In his conclusion, Rabbi Fohrman shares the sentiment that desire based on fullness dwarfs, in passion and intensity, need-based desires. As we considered in previous articles, it is only when we emulate Hakadosh Baruch Hu, in His love of mankind, do we come to understand that “true love” is far less about what “I” need and much more about what I can give to those I love and care about. Indeed, those who are wise enough to develop and build upon one’s passions and emotions via the positive perspective of “fullness,” knowing they have everything they need to complete their God-given missions, will have no trouble directing the overflow onto the others in their lives. Moreover, the simcha generated from believing that one has everything, and never feeling deprived or missing out on what one has given away, is one of the chief components in attaining and sustaining one’s simchat hachaim.
This same theme can also be found in a text in Parshat Noach. As it states: “…Noach built an altar to God…and brought burnt offerings upon the altar…God smelled the pleasing aroma…” (8:20-21). Rabbi Fohrman explains that, according to some, this is the first time we find the phrase “rei’ach nichoach,” a pleasant aroma that is pleasing to Hashem. David notes that the concept of rei’ach nichoach also becomes a recurrent phrase throughout the Torah in conjunction with sacrifices. He also reminds us that the interpretation “a pleasant aroma” reflects the homiletic meaning of wording. This literal interpretation of rei’ach nichoach follows the principle that the Torah is written in the language of man, for the sake of clarity, helping us to relate to God in a deeper way. At the same time, yet, we are also aware of the fundamental principle that God moves in the spiritual realm and does not literally engage in the actions of man, such as “smelling.” Yet, we are charged with deciphering the metaphoric value of this wording. Our David references the Malbim who explains that Noach brought the offering as a show of appreciation for Hashem’s gift of restoring the world. He also references our Sages who challenge the idea that Noach’s sacrifice was first, and compares it to the korban brought by Adam celebrating the creation of the world. In further deepening our understanding of animal sacrifice at this early stage of the world, he explains it as “the submission of the physical and the release of the more elevated spiritual essence, represented by the volatile aroma that wafts upwards—rei’ach, aroma, that is related to ru’ach (spirit).”
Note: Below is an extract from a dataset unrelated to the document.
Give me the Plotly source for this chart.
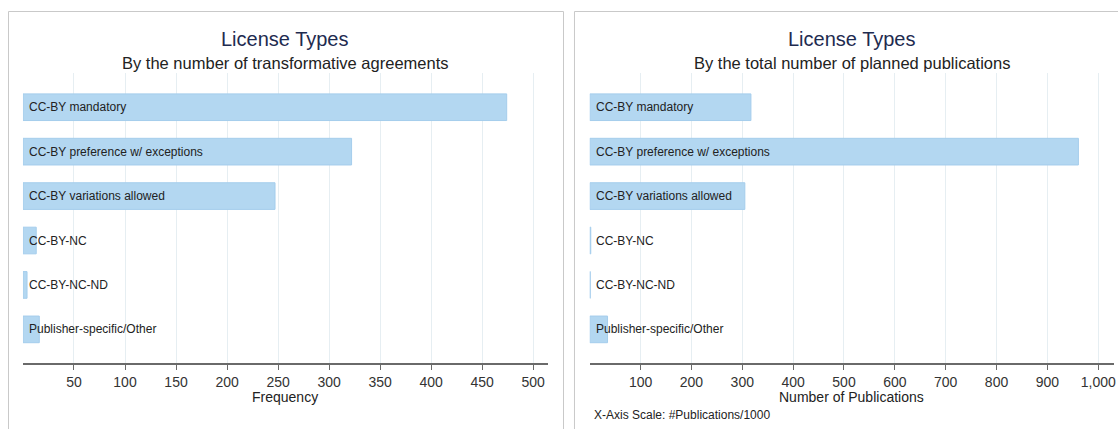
import plotly.graph_objects as go

# ---- data ----
categories = ["CC-BY mandatory", "CC-BY preference w/ exceptions", "CC-BY variations allowed",
              "CC-BY-NC", "CC-BY-NC-ND", "Publisher-specific/Other"]
agreements = [474, 322, 247, 13, 4, 16]
publications = [317, 961, 305, 2, 1, 35]

left_ticks = [50, 100, 150, 200, 250, 300, 350, 400, 450, 500]
right_ticks = [100, 200, 300, 400, 500, 600, 700, 800, 900, 1000]

titles = ["License Types", "License Types"]
subtitles = ["By the number of transformative agreements", "By the total number of planned publications"]
xtitles = ["Frequency", "Number of Publications"]
note = "X-Axis Scale: #Publications/1000"

W, H = 1118, 429
def px(x): return x / W
def py(y): return 1 - y / H

FONT = "Liberation Sans, Arial, sans-serif"
BAR_FILL = "#b3d7f1"
BAR_LINE = "#a5cdec"
GRID = "#e6eef2"
AXIS = "#6a6a6a"

ypos = list(range(len(categories)))

fig = go.Figure()
fig.add_trace(go.Bar(x=agreements, y=ypos, orientation="h", width=0.6,
                     marker=dict(color=BAR_FILL, line=dict(color=BAR_LINE, width=1)),
                     xaxis="x", yaxis="y", showlegend=False, hoverinfo="x"))
fig.add_trace(go.Bar(x=publications, y=ypos, orientation="h", width=0.6,
                     marker=dict(color=BAR_FILL, line=dict(color=BAR_LINE, width=1)),
                     xaxis="x2", yaxis="y2", showlegend=False, hoverinfo="x"))

plot_top, plot_bot = 73, 362.7
ydom = [py(plot_bot), py(plot_top)]
l_x0, l_x1 = 23.0, 549.0
r_x0, r_x1 = 590.8, 1116.0

xcommon = dict(showgrid=True, gridcolor=GRID, gridwidth=1, zeroline=False,
               showline=True, linecolor=AXIS, linewidth=1.5,
               ticks="outside", ticklen=6, tickcolor=AXIS, tickwidth=1,
               tickfont=dict(family=FONT, size=14, color="#333333"), fixedrange=True)
ycommon = dict(showgrid=False, zeroline=False, showline=False, showticklabels=False,
               range=[5.75, -0.77], fixedrange=True)

fig.update_layout(
    width=W, height=H, margin=dict(l=0, r=0, t=0, b=0),
    paper_bgcolor="white", plot_bgcolor="white",
    xaxis=dict(domain=[px(l_x0), px(l_x1)], range=[0, 514.5], tickvals=left_ticks,
               anchor="y", **xcommon),
    yaxis=dict(domain=ydom, anchor="x", **ycommon),
    xaxis2=dict(domain=[px(r_x0), px(r_x1)], range=[0, 1031], tickvals=right_ticks,
                tickformat=",", anchor="y2", **xcommon),
    yaxis2=dict(domain=ydom, anchor="x2", **ycommon),
    bargap=0.4,
)

annotations = []
centers = [(l_x0 + l_x1) / 2, (r_x0 + r_x1) / 2]
for i in range(2):
    annotations.append(dict(text=titles[i], x=px(centers[i]), y=py(39), xref="paper", yref="paper",
                            xanchor="center", yanchor="middle", showarrow=False,
                            font=dict(family=FONT, size=20, color="#1e2b50")))
    annotations.append(dict(text=subtitles[i], x=px(centers[i]), y=py(63), xref="paper", yref="paper",
                            xanchor="center", yanchor="middle", showarrow=False,
                            font=dict(family=FONT, size=16.5, color="#222222")))
    annotations.append(dict(text=xtitles[i], x=px(centers[i]), y=py(396.5), xref="paper", yref="paper",
                            xanchor="center", yanchor="middle", showarrow=False,
                            font=dict(family=FONT, size=14, color="#222222")))
    xr = "x" if i == 0 else "x2"
    yr = "y" if i == 0 else "y2"
    for j, c in enumerate(categories):
        annotations.append(dict(text=c, x=0, y=ypos[j], xref=xr, yref=yr, xanchor="left",
                                yanchor="middle", xshift=4, showarrow=False,
                                font=dict(family=FONT, size=12, color="#222222")))
annotations.append(dict(text=note, x=px(593), y=py(415), xref="paper", yref="paper",
                        xanchor="left", yanchor="middle", showarrow=False,
                        font=dict(family=FONT, size=12, color="#222222")))
fig.update_layout(annotations=annotations)

BORDER = "#c9c9c9"
shapes = []
def line(x0, y0, x1, y1):
    shapes.append(dict(type="line", xref="paper", yref="paper", x0=px(x0), y0=py(y0),
                       x1=px(x1), y1=py(y1), line=dict(color=BORDER, width=1)))
# left panel
line(8.5, 11.5, 8.5, 440)
line(8.5, 11.5, 564.5, 11.5)
line(564.5, 11.5, 564.5, 440)
# right panel
line(575.5, 11.5, 575.5, 440)
line(575.5, 11.5, 1130, 11.5)
fig.update_layout(shapes=shapes)

fig.write_html("out.html", config={"displayModeBar": False},
               post_script="document.body.style.margin='0';document.body.style.overflow='hidden';")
In both cases, this analysis of the wording helps us recognize Adam’s appreciation of God for creating the world, and Noach’s pure intentions of thanks for the salvation of the world at large and his family from destruction. Hashem was also “optimistic” and “pleased” with Noach’s seeming positive attitude and hope for the future and potential of mankind, as “flowing upward beyond the limitations of his physical being.” David connects this aspect of the theme by explaining that:“the main reason that man was created both from physical matter and spiritual form was to purify the physical and transform the physical into spiritual (Toldot Yaakov Yosef: Vayera:19d). This is also clearly an expression of the above theme of desire from a place of fullness rather than need; as well as the joy man can derive in going out of himself and sharing his accomplishments and acquisitions with God and mankind. He references Rabbi Yitzchak Twerski (Amittah shel Torah), who teaches us the following lesson:
“Throughout Parshat Noach, Hashem is mostly referred to as Elokim, a more universal and impersonal term. One exception is with regard to sacrifices where the Torah uses the term Hashem. The more intimate use of Hashem applies to Noach only with regard to His closeness to man as a result of Noach bringing offerings with pure intentions. The common denominator of this dvar Torah links the overflowing love that Hashem has to offer to humanity and, in return, our expression of gratitude and thanks to Him. Nowadays, without the Temple, we are left with the challenge to spiritually elevate ourselves and seek a closer relationship with Him through prayer, the study of Torah, doing kind deeds and the giving of charity.”
Rabbi Jonathan Sachs, referencing the insights of the Rav on the creation story, weighs in on this theme and also connects with the shift in the spiritual growth of Adam and Chava. In the first version, following their transgression against God, the wording focuses on Adam’s actions, which reflects his own needs and wants, his loneliness and his desire for Chava. This is expressed in her name, “Isha,” which is derived from “Ish” and suggests that she is an “extension” of man. In this version it is all about Adam, which explains his reaction of projecting the blame on the “wife Hashem gave him.” With these words, rather than admitting his part in the sin and asking for forgiveness, he indicts both Chava and God with the words “It was the wife You gave me” that caused me to sin. Similarly, Chava blamed the nachash, snake. Yet, in the second version, following their expulsion from Gan Eden, Adam gifts his wife with the name Chava, which is nothing less than an act of gratitude for the role she plays as “eim kol chai” (the mother of all living things). I believe in doing so he crosses the bridge of focusing on himself to acknowledging and validating Chava’s individuality as well as her unique contributions to mankind. In doing so his desires were based on “fullness” rather than “need,” on what one can “give” rather than what one can “take” or receive from others. This transition bears testimony to the considerable growth in his spiritual and emotional development. It also reflected his understanding the role shalom bayit has as the vessel that brings and sustains simchat hachaim into our lives.
In reading, processing and connecting David’s insights to this year’s theme of simchat hachaim, I can also visualize the big smile on David’s face as he was writing his message to family and friends. Indeed, he too, was such a role model in sustaining one’s simchat hachaim in the face of life’s challenges. David made the courageous decision to retire early from the job he loved. In doing so, he traded in the challenges of bureaucracy, which impacted on his ability to do his job with the standard of excellence he adhered to, and in doing so he spent the last years of his life by pouring out his love to his beloved wife, his children and grandchildren. In fact, his three years of retirement turned out to be the most fulfilling and satisfying of his life. Our hearts continue to go out to Eve, his children and grandchildren. Still, because David’s smile, which reflected his personality, was larger than life, it is so easy for those who knew him well to imagine him smiling down on us, making sure we are OK. We are so grateful to his children for the gift of his weekly divrei Torah through which he continues to influence and enhance the simchat hachaim of those he left behind.